___ Input for this task
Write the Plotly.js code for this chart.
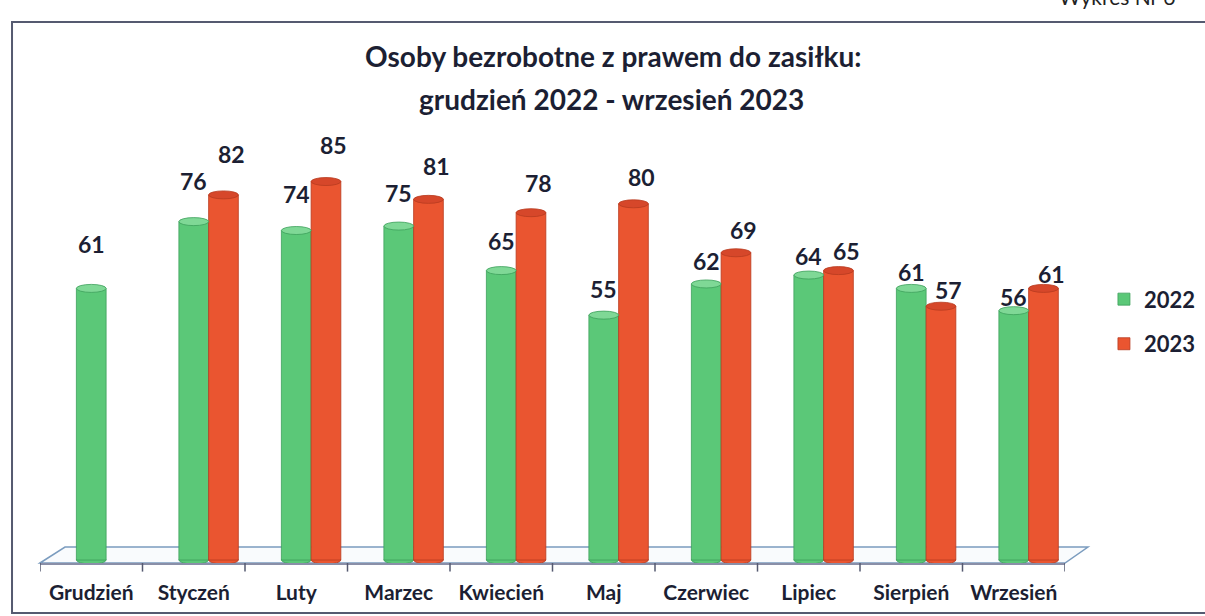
<!DOCTYPE html>
<html>
<head>
<meta charset="utf-8">
<script src="https://cdn.plot.ly/plotly-3.0.1.min.js"></script>
<style>
  html, body { margin: 0; padding: 0; background: #ffffff; }
  #chart { width: 1205px; height: 616px; }
</style>
</head>
<body>
<div id="chart"></div>
<script>
// ---- data ----
const months = ["Grudzień", "Styczeń", "Luty", "Marzec", "Kwiecień", "Maj", "Czerwiec", "Lipiec", "Sierpień", "Wrzesień"];
const values2022 = [61, 76, 74, 75, 65, 55, 62, 64, 61, 56];
const values2023 = [null, 82, 85, 81, 78, 80, 69, 65, 57, 61];
const seriesNames = ["2022", "2023"];
const titleLine1 = "Osoby bezrobotne z prawem do zasiłku:";
const titleLine2 = "grudzień 2022 - wrzesień 2023";
const cornerNote = "Wykres Nr 6";

// ---- styling ----
const FONT = "Lato, 'Open Sans', sans-serif";
const TXT = "#1c1f33";
const GREEN = "#5bc878", GREEN_LINE = "#3c9f5a", GREEN_CAP = "#7fd896";
const RED = "#ea5530", RED_LINE = "#b83b20", RED_CAP = "#d6472a";
const BW = 0.29;          // bar width in category units
const OFF_G = -BW / 2;    // green bar offset
const OFF_R = BW / 2;     // red bar offset

const xIdx = months.map((m, i) => i);

const traces = [
  {
    type: "bar", name: seriesNames[0], x: xIdx, y: values2022,
    width: BW, offset: OFF_G,
    marker: { color: GREEN, line: { color: GREEN_LINE, width: 0.8 } },
    legendgroup: "a", hoverinfo: "skip"
  },
  {
    type: "bar", name: seriesNames[1], x: xIdx, y: values2023,
    width: BW, offset: OFF_R,
    marker: { color: RED, line: { color: RED_LINE, width: 0.8 } },
    legendgroup: "b", hoverinfo: "skip"
  }
];

const shapes = [];
const annotations = [];

// floor (paper coordinates)
shapes.push({
  type: "path", xref: "paper", yref: "paper", layer: "below",
  path: "M 0 0 L 0.0244 0.037 L 1.0224 0.037 L 1 0 Z",
  line: { color: "#7b9cbf", width: 1.5 }, fillcolor: "rgba(240,245,250,0.4)"
});

// cylinder caps and bottoms, value labels
function addSeries(vals, off, bodyCol, lineCol, capCol, lblShiftX) {
  vals.forEach((v, i) => {
    if (v === null) return;
    const x0 = i + off, x1 = i + off + BW;
    shapes.push({
      type: "circle", xref: "x", yref: "y", layer: "below",
      x0: x0, x1: x1, ysizemode: "pixel", yanchor: 0, y0: -4, y1: 4,
      fillcolor: bodyCol, line: { color: lineCol, width: 0.8 }
    });
    shapes.push({
      type: "circle", xref: "x", yref: "y", layer: "above",
      x0: x0, x1: x1, ysizemode: "pixel", yanchor: v, y0: -4, y1: 4,
      fillcolor: capCol, line: { color: lineCol, width: 0.8 }
    });
    const lift = Math.max(10, 40 - 3.5 * i);
    annotations.push({
      xref: "x", yref: "y", x: (x0 + x1) / 2, y: v,
      text: String(v), showarrow: false,
      xanchor: "center", yanchor: "middle",
      xshift: lblShiftX, yshift: 4 + lift,
      font: { family: FONT, size: 23, color: TXT, weight: "bold" }
    });
  });
}
addSeries(values2022, OFF_G, GREEN, GREEN_LINE, GREEN_CAP, 0);
addSeries(values2023, OFF_R, RED, RED_LINE, RED_CAP, 8);

// outer frame
shapes.push({
  type: "rect", xref: "paper", yref: "paper", layer: "below",
  x0: -0.0273, x1: 1.1415, y0: -0.116, y1: 1.258,
  line: { color: "#555a70", width: 2 }, fillcolor: "rgba(0,0,0,0)"
});

// second title line
annotations.push({
  xref: "paper", yref: "paper", x: 0.5576, y: 1.079,
  xanchor: "center", yanchor: "middle", showarrow: false,
  text: titleLine2, font: { family: FONT, size: 28, color: TXT, weight: "bold" }
});

annotations.push({
  xref: "paper", yref: "paper", x: 0.992, y: 1.283,
  xanchor: "left", yanchor: "bottom", showarrow: false,
  text: cornerNote, font: { family: FONT, size: 21, color: "#222" }
});

// tick marks at category boundaries (drawn through axis scale)
const bounds = months.map((m, i) => i - 0.5).concat([months.length - 0.5]);
bounds.forEach(b => {
  shapes.push({
    type: "line", xref: "x", yref: "paper", layer: "above",
    x0: b, x1: b, y0: 0, y1: -0.02,
    line: { color: "#555a70", width: 1.5 }
  });
});

const layout = {
  width: 1205, height: 616,
  paper_bgcolor: "#ffffff", plot_bgcolor: "rgba(0,0,0,0)",
  margin: { l: 40, r: 140, t: 133, b: 53, pad: 0, autoexpand: false },
  barmode: "overlay",
  title: {
    text: titleLine1,
    font: { family: FONT, size: 28, color: TXT, weight: "bold" },
    xref: "container", x: 0.509, xanchor: "center",
    yref: "container", y: 1 - 57 / 616, yanchor: "middle"
  },
  xaxis: {
    type: "linear",
    range: [-0.5, 9.5],
    tickmode: "array",
    tickvals: xIdx, ticktext: months,
    showgrid: false, zeroline: false,
    showline: true, linecolor: "#8a8fa8", linewidth: 1.5,
    ticks: "", ticklabelstandoff: 10,
    tickfont: { family: FONT, size: 21, color: TXT, weight: "bold" },
    fixedrange: true
  },
  yaxis: {
    range: [-0.67, 95.9],
    visible: false, showgrid: false, zeroline: false, fixedrange: true
  },
  showlegend: true,
  legend: {
    x: 1.038, xanchor: "left", xref: "paper",
    y: 0.662, yanchor: "top", yref: "paper",
    orientation: "v", tracegroupgap: 13,
    font: { family: FONT, size: 22, color: TXT, weight: "bold" },
    bgcolor: "rgba(0,0,0,0)"
  },
  shapes: shapes,
  annotations: annotations
};

Plotly.newPlot("chart", traces, layout, { displayModeBar: false, staticPlot: true });
</script>
</body>
</html>
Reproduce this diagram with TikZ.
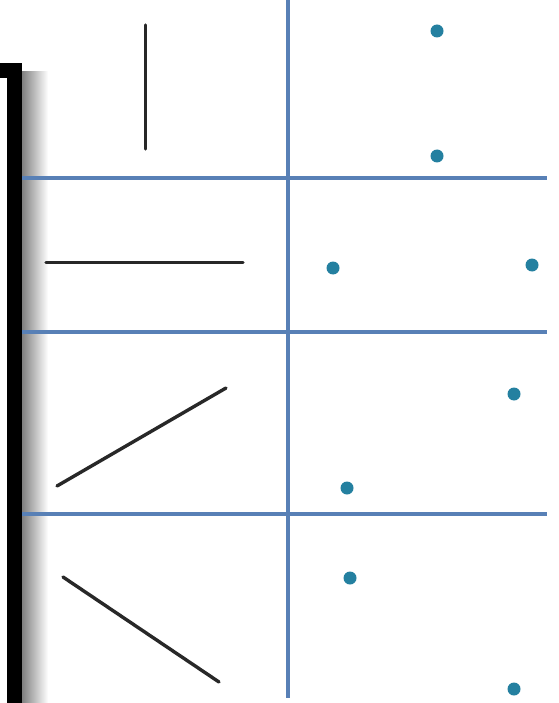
\documentclass[tikz,border=0pt]{standalone}
\definecolor{gridblue}{RGB}{88,128,182}
\definecolor{dotteal}{RGB}{36,128,160}
\definecolor{stroke}{RGB}{40,40,40}
\tikzset{
  gridline/.style={draw=gridblue, line width=3.4pt},
  seg/.style={draw=stroke, line width=3.4pt, line cap=round},
  dot/.style={circle, fill=dotteal, inner sep=0pt, minimum size=13pt}
}
\begin{document}
\begin{tikzpicture}[x=1pt,y=-1pt]
\useasboundingbox (0,0) rectangle (558,703);
\fill[white] (0,0) rectangle (558,703);
% shadow of the frame
\shade[left color=black!50, right color=white] (22,72) rectangle (48,703);
% grid
\draw[gridline] (288,0) -- (288,698);
\draw[gridline] (22,178) -- (547,178);
\draw[gridline] (22,332) -- (547,332);
\draw[gridline] (22,514) -- (547,514);
% black frame
\fill[black] (0,63) rectangle (22,78);
\fill[black] (7,63) rectangle (22,703);
% segments
\draw[seg] (145.5,25) -- (145.5,149);
\draw[seg] (46,262.5) -- (243,262.5);
\draw[seg] (57,486) -- (226,388);
\draw[seg] (63,577) -- (219,682);
% points
\node[dot] (p1a) at (437,31) {};
\node[dot] (p1b) at (437,156) {};
\node[dot] (p2a) at (333,268) {};
\node[dot] (p2b) at (532,265) {};
\node[dot] (p3a) at (514,394) {};
\node[dot] (p3b) at (347,488) {};
\node[dot] (p4a) at (350,578) {};
\node[dot] (p4b) at (514,689) {};
\end{tikzpicture}
\end{document}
______
### Task instructions
Emit the lines from the line containing "Reproduce this diagram with TikZ." to the final line of the material, inclusive, exactly as written; pictures are excluded.

### Solution to this problem
Reproduce this diagram with TikZ.
\documentclass[tikz,border=0pt]{standalone}
\definecolor{gridblue}{RGB}{88,128,182}
\definecolor{dotteal}{RGB}{36,128,160}
\definecolor{stroke}{RGB}{40,40,40}
\tikzset{
  gridline/.style={draw=gridblue, line width=3.4pt},
  seg/.style={draw=stroke, line width=3.4pt, line cap=round},
  dot/.style={circle, fill=dotteal, inner sep=0pt, minimum size=13pt}
}
\begin{document}
\begin{tikzpicture}[x=1pt,y=-1pt]
\useasboundingbox (0,0) rectangle (558,703);
\fill[white] (0,0) rectangle (558,703);
% shadow of the frame
\shade[left color=black!50, right color=white] (22,72) rectangle (48,703);
% grid
\draw[gridline] (288,0) -- (288,698);
\draw[gridline] (22,178) -- (547,178);
\draw[gridline] (22,332) -- (547,332);
\draw[gridline] (22,514) -- (547,514);
% black frame
\fill[black] (0,63) rectangle (22,78);
\fill[black] (7,63) rectangle (22,703);
% segments
\draw[seg] (145.5,25) -- (145.5,149);
\draw[seg] (46,262.5) -- (243,262.5);
\draw[seg] (57,486) -- (226,388);
\draw[seg] (63,577) -- (219,682);
% points
\node[dot] (p1a) at (437,31) {};
\node[dot] (p1b) at (437,156) {};
\node[dot] (p2a) at (333,268) {};
\node[dot] (p2b) at (532,265) {};
\node[dot] (p3a) at (514,394) {};
\node[dot] (p3b) at (347,488) {};
\node[dot] (p4a) at (350,578) {};
\node[dot] (p4b) at (514,689) {};
\end{tikzpicture}
\end{document}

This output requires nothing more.